Western Washington Fire Danger is Very High

It is not just California that has a huge fire threat.

California is having record blazes right now. Their neighbors to the north, here in Washington State are also facing severe fire dangers--and not just on the traditionally dry east side of the Cascade Mountains. 

See this opinion piece I had published in the Seattle Times back in 2017 Western Washington not immune from wildfire risk 

One last note on the publication. It was planned to run in 2016, and then it started raining. I told the editor to pull the piece because it would fall on deaf ears. "Fire danger, what fire danger--It's raining."  So, he ran it in 2017. 

The full text is below:

To the Seattle Times

Western Washington has High Wildland-Urban Fire Danger [My original title]

By  Eric Holdeman, Director Center for Regional Disaster Resilience

Wildland fires in the United States are becoming commonplace. There have been significant fires all throughout the West in the last month with individual homes and even neighborhoods being lost to fire. In California, their wildland fire season is now year-round. Typically, the wildland fire season here in Washington State begins in June and really heats up in the months of July, August and September. It is true that the majority of wildland fires here in Washington State occur east of the Cascades.

If you asked people to list the natural hazards and risks that we here in Western Washington should pay attention to, that list would likely include earthquakes, tsunamis, volcanoes, river and urban flooding, mud slides, avalanches and the like. It is unlikely that many people other than firefighters and emergency managers would even mention the danger of a forest fire in Western Washington.

What most people don’t realize is that the wildland fire risk is not confined to Eastern Washington. Ask any professional firefighter and they will tell you that each year we here in Western Washington during the months of July through September and into October are sitting on a ticking time bomb that will only be defused when our normally wet autumn weather returns in the late fall. Until then, we will have an extremely high risk of a wildland fire extending into urban areas in all parts of Western Washington.

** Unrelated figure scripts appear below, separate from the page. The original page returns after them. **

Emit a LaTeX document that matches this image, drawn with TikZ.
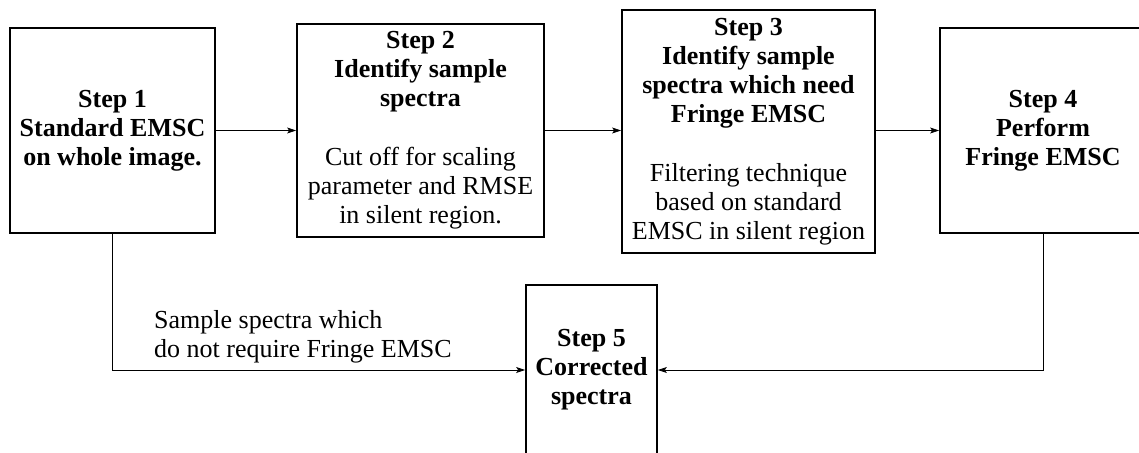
\documentclass[tikz,border=0pt]{standalone}
\usepackage{fontspec}
\setmainfont{Liberation Serif}
\usetikzlibrary{arrows.meta,calc}

\begin{document}
\begin{tikzpicture}[
  x=1pt,y=-1pt,
  font=\fontsize{26}{29}\selectfont,
  stepbox/.style={draw=black,line width=1.7pt,fill=white,align=center,inner sep=0pt},
  flow/.style={draw=black,line width=0.8pt,-{Stealth[length=9pt,width=6pt,inset=2pt]}},
]
\useasboundingbox (0,0) rectangle (1139,452);
\clip (0,0) rectangle (1139,452);

\node[stepbox,minimum width=205pt,minimum height=205pt] (s1) at (112.5,130.5)
  {\bfseries Step 1\\\bfseries Standard EMSC\\\bfseries on whole image.};
\node[stepbox,minimum width=247pt,minimum height=213pt] (s2) at (420.5,130.5)
  {\bfseries Step 2\\\bfseries Identify sample\\\bfseries spectra\\[30pt]
   Cut off for scaling\\parameter and RMSE\\in silent region.};
\node[stepbox,minimum width=253pt,minimum height=243pt] (s3) at (748.5,131.5)
  {\bfseries Step 3\\\bfseries Identify sample\\\bfseries spectra which need\\\bfseries Fringe EMSC\\[30pt]
   Filtering technique\\based on standard\\EMSC in silent region};
\node[stepbox,minimum width=206pt,minimum height=205pt] (s4) at (1043,130.5)
  {\bfseries Step 4\\\bfseries Perform\\\bfseries Fringe EMSC};
\node[stepbox,minimum width=131pt,minimum height=170pt] (s5) at (591.5,370)
  {\bfseries Step 5\\\bfseries Corrected\\\bfseries spectra};

% top row
\draw[flow] (s1.east) -- (s1.east -| s2.west);
\draw[flow] (s2.east) -- (s2.east -| s3.west);
\draw[flow] (s2.east -| s3.east) -- (s2.east -| s4.west);

% back to step 5
\draw[flow] (s1.south) |- (s5.west);
\draw[flow] (s4.south) |- (s5.east);

\node[anchor=south west,align=left,inner sep=0pt] (skip) at (154,363)
  {Sample spectra which\\do not require Fringe EMSC};
\end{tikzpicture}
\end{document}
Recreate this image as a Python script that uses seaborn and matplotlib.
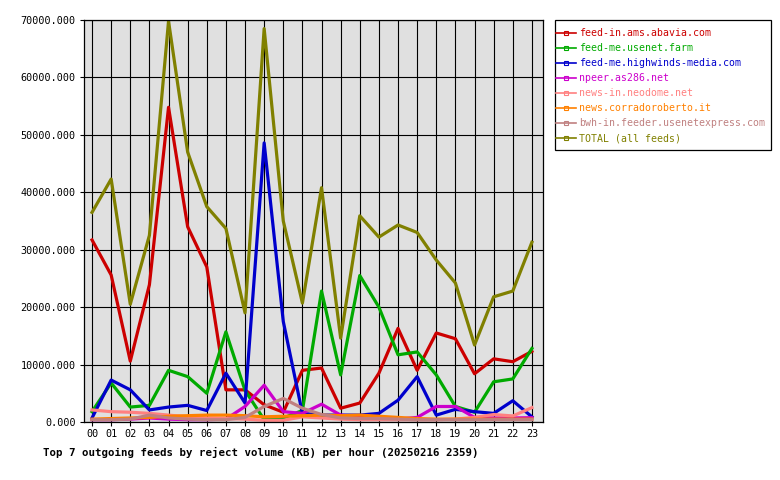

We have enjoyed an early onset of summer with dry weather that began in June. This does not bode well for the rest of this summer and the fire conditions we can expect to have until the rains return in October.

Much of our highest population density areas exist in an “urban forest” environment.  This is not just the foothills of the Cascades, but extends into the city limits of urban and suburban cities. We have entire communities nestled in wooded areas with green belts running throughout and parklike forested greenspaces. Typically, none of the Fire Wise practices used in Eastern Washington to reduce the impact of a wildland fire spreading have been applied by homeowners here on the West Side. 

Short term there are a few measures you can take to protect your own home.  Clear any debris from your roof that are now tinder dry.  This includes cleaning out your gutters of any dry leaves and needles.  Cut away any tree limbs that directly overhang your roof. Limb up your trees so that a fire spreading on the ground cannot leap to the tree canopy and then spread from tree to tree.  Move any woodpiles a good distance away from your home. Don’t provide a supply of flammable materials by having the woodpile stacked right next to your house. Keep vegetation cleared away from your home, especially those types of bushes and trees that have a high sap content and can flame up like a torch when on fire.  There are many other steps you can take and a good website for advice on protecting your home is www.firewise.org

Lastly, one of the best opportunities long-term to protect your home is choosing the most fire resistant roofing materials possible.  Some home owner associations still have covenants that require wood shake roofs as one of the roofing options. I know, because where I live there is a requirement in place for either tile or wood shake roofs.  I had to replace my wood shake roof with another shake roof because I could not convince my neighbors to adjust their value system to include protecting their homes from wildland fires—a danger I could not convince them exists.

Remember that a firestorm will eventually happen here on the West Side. It will be a predictable surprise to some and a danger to all.


Eric Holdeman is a contributing writer for Emergency Management magazine and is the former director of the King County, Wash., Office of Emergency Management.